If we don't declare it of type rdf:List, I wonder what the OWL gods would have us declare it as?

ajnelson-nist commented 7 months ago

As an aside: I suggest the List shape discussion be left as out of scope of resolving this Issue.

I noted in my first post that I deactivated that shape as part of the review. It was a shape that, in discussions with the committee that maintains that file, I'd expressed I was unhappy to have found necessary to write, but my review of the OWL spec was telling me it seemed necessary.

I'm close to proposing revising that shape. I've realized, in the while that shape has been operational, that there are differing concerns in OWL review of rdf:List. The OWL-RDF syntax document makes specific requirements on T(SEQ y1 ... yn) inducing blank nodes (Table 1). What I missed was a scope: T(SEQ y1 ... yn) seems to only apply as a first step from certain OWL predicates. I missed that this would not apply for other constructs, e.g. SKOS's skos:memberList (and I recall SKOS reports OWL 2 DL conformance), or DASH's dash:dateOrDateTime.

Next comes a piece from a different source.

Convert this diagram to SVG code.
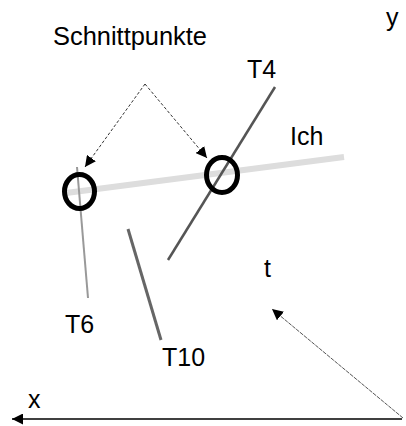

I need to find a few other citations around rdf:List handling, specifically a line I recall reading where somewhere between RDF, RDF Schema, and OWL, there is a requirement that rdf:Lists be strictly linear. But by the end, that specific list shape will raise fewer reported issues. The SHACL usage in QUDT of rdf:List is, I suspect, being flagged as a false-positive issue by that UCO OWL shape. It's down to a matter of hopping between the four specifications to confirm everything.

Recapping, specifically to QUDT - I have no remarks on QUDT's current usage of rdf:List. I'll file notes if I think there are any. But needing to repeat lists because of a blank node restriction is a known maintenance concern.